Теория колебаний и ее важнейшие приложения — радиофизика и оптика — на всю жизнь остались в центре интересов Мандельштама, но сама область его интересов «непрерывно расширялась и углублялась», по свидетельству Н.Д. Папалекси — его друга со страсбургских лет и до конца жизни.[37] В эту область вошли две революционные идеи, преобразившие физику: кванты и относительность. Обе возникли в лоне электромагнетизма: первая статья по теории относительности называлась «К электродинамике движущихся тел», а первая квантовая идея была выдвинута, чтобы объяснить взаимодействие света с веществом.
Мандельштам по существу не делал различия между наукой чистой и прикладной: Математика, физика и техника так тесно переплетаются, что нет ни потребности, ни возможности расчленить живое единое целое на отдельные части».[38]
Фундаментальные проблемы теории занимали его наравне с конкретной радиофизикой. В 30-е годы в разгаре была дискуссия о природе квантовой теории. Один из ее отцов-основателей, Эйнштейн, стремясь к классической ясности, задавал трудные вопросы своим коллегам о недостаточности теории. Речь шла о хитрых мысленных экспериментах, о кошке ни мертвой и ни живой, о свободной воле электрона, но, в сущности, вопрос был о природе научного знания.
Ровесник Эйнштейна, Мандельштам, по словам Тамма,
сразу же проводил анализ и находил опровержение каждой очередной критической статьи Эйнштейна. Когда мы просили его опубликовать свои соображения, он всегда отказывался на том основании, что, мол, Эйнштейн такой великий человек, что, наверное, знает что-то, чего он сам, Леонид Исаакович, не знает. Проходило несколько месяцев, появлялась ответная статья Н. Бора, и всегда оказывалось, что ее доводы совпадали с соображениями Леонида Исааковича.[39]
Когда говорят об универсальности физика, обычно имеют в виду, что он может работать в разных областях своей науки, но все же — в XX веке — в пределах либо теории, либо эксперимента. Мандельштам был одним из редких исключений. Он был профессионально свободен в обеих частях единой науки. Столь же органично в его размышления входили вопросы теории познания, остро поставленные физикой XX века. Эти вопросы он включал в свои лекции по физике, не заботясь о том, укладываются ли его взгляды в регламентированную государственную философию. Мандельштам родной страной считал всю физику в целом. Этот его «научный космополитизм» вместе с педагогическим даром объясняет разнообразие его учеников: от радиоинженеров до теоретиков в области физики элементарных частиц.

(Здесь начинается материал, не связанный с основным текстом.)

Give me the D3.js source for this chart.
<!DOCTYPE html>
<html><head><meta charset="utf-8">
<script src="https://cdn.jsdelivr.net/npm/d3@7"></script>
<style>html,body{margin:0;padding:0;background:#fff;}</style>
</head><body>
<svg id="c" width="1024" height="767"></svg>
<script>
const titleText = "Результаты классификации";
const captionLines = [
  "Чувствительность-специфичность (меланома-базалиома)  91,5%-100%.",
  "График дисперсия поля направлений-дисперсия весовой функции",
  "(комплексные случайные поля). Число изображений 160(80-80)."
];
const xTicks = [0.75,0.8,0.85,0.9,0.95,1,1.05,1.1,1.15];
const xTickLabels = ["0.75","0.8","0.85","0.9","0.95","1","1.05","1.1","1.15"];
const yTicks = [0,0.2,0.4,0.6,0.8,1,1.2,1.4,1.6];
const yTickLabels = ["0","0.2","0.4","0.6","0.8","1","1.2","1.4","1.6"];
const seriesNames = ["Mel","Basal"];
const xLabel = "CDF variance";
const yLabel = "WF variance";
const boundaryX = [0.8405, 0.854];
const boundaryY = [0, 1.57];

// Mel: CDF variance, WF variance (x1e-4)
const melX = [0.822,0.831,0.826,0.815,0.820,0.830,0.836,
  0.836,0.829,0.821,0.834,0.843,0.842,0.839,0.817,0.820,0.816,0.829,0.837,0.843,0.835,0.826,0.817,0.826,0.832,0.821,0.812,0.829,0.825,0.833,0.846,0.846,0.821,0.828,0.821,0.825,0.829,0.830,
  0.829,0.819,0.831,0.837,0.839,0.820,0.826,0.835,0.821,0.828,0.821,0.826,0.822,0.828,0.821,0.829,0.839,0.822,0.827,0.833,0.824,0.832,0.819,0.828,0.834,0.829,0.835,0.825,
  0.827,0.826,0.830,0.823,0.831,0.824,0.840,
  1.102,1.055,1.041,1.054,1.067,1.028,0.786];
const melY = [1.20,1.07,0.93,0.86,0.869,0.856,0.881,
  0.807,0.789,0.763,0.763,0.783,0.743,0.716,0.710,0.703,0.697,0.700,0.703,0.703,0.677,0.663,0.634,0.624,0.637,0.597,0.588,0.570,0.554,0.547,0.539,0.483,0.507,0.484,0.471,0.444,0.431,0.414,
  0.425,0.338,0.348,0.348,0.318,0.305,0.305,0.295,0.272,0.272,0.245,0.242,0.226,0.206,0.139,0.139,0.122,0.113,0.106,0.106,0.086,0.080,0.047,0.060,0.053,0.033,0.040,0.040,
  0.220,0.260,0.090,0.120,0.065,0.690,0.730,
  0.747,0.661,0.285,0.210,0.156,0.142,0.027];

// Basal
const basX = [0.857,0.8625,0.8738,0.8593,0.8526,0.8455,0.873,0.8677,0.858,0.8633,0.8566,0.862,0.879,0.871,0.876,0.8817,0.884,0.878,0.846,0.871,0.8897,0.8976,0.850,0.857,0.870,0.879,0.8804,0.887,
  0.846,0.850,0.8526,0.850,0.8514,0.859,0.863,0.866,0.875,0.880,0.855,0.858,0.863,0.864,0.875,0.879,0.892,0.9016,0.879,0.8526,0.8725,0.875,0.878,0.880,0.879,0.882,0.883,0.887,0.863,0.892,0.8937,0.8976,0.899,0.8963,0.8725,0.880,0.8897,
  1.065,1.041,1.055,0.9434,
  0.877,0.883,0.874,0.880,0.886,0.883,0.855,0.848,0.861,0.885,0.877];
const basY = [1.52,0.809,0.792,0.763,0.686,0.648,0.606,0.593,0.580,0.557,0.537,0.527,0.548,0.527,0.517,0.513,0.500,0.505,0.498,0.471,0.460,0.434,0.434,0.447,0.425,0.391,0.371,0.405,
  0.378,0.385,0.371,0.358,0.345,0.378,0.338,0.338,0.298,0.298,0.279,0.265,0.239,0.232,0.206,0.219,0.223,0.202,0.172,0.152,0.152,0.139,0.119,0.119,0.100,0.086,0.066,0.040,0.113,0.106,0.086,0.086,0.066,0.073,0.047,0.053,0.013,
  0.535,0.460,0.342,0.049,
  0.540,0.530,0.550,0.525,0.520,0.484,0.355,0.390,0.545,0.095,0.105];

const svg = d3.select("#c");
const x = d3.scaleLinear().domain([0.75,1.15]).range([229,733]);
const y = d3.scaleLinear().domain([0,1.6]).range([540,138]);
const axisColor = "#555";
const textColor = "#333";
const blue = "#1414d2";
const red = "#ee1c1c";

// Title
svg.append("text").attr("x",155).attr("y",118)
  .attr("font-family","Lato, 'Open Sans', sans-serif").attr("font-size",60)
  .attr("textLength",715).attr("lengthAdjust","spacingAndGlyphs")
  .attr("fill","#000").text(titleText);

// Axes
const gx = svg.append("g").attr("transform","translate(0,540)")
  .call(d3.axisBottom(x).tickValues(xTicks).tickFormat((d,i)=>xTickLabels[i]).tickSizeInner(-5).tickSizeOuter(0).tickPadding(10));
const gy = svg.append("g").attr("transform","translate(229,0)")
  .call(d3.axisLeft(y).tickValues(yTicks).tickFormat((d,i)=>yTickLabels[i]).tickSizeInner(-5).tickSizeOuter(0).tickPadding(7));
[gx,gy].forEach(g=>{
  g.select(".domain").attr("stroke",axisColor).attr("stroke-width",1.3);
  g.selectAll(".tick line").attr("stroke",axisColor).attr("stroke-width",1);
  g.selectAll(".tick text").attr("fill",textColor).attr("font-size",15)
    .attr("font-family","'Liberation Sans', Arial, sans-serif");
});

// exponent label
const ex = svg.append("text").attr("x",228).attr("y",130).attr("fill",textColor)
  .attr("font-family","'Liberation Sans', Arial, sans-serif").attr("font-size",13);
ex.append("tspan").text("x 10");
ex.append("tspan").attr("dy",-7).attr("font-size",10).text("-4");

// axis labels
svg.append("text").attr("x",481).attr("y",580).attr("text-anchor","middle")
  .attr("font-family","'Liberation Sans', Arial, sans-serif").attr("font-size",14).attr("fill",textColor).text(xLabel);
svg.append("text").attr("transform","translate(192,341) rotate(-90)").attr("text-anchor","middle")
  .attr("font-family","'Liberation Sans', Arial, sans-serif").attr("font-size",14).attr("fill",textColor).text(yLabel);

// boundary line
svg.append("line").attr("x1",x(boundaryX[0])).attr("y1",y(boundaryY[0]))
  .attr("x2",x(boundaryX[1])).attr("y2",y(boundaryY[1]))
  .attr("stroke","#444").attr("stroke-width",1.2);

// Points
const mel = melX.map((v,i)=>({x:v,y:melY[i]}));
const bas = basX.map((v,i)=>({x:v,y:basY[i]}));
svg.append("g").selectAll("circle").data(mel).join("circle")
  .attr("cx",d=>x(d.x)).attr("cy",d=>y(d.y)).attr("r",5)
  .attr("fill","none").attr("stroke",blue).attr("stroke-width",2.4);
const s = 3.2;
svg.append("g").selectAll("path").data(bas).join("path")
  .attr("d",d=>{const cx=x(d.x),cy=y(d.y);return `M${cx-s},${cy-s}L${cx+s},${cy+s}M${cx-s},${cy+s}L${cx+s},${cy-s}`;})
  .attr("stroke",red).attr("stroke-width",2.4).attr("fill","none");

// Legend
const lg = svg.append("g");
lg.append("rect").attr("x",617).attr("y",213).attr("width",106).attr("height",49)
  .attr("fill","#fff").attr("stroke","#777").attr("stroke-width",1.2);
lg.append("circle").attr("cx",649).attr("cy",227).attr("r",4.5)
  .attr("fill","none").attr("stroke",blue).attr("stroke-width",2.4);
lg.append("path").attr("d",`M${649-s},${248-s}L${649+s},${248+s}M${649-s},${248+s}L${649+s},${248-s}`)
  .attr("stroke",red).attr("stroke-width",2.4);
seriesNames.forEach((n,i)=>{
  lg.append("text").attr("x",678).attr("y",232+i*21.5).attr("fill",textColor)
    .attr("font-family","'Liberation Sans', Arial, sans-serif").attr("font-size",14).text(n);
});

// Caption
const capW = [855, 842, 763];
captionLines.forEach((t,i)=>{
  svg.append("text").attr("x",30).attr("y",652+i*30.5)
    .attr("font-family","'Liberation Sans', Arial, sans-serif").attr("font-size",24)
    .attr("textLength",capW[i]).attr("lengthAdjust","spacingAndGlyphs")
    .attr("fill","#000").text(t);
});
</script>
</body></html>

Пример его видения науки — доклад на общем собрании академиков в 1938 году. Тема звучала совсем не увлекательно: «Интерференционный метод исследования распространения электромагнитных волн». Но вот что записал в дневнике В.И. Вернадский, геохимик по специальности: «Вечером в академии — интересный и блестящий доклад Мандельштама. Я слушал его, как редко приходилось слушать. Отчего-то вспомнился слышанный мной в молодости в Мюнхене доклад Герца о его основном открытии» (об экспериментальном открытии электромагнитных волн).
Мандельштам в своем докладе не просто подытожил некие исследования, он их представил как органическую часть развивающейся науки. Без каких-либо ухищрений и внешних эффектов он свел воедино радиотехнические идеи и философские уроки квантовой физики, ход исторического развития чистой науки и перспективы практических применений. Это была картина живой физики, передающая ее дух неспециалистам и углубляющая понимание коллег.
Разнообразные таланты, которые быстро и мошно расцвели под влиянием Мандельштама, были схожи в своем отношении к учителю. Их чувства любви и уважения порой кажутся преувеличенными и непонятными. Никаких признаков проблемы «отцов и детей»! О Мандельштаме его «научные дети» говорят в столь возвышенных тонах, что легче приписать это парадному стилю социалистического реализма.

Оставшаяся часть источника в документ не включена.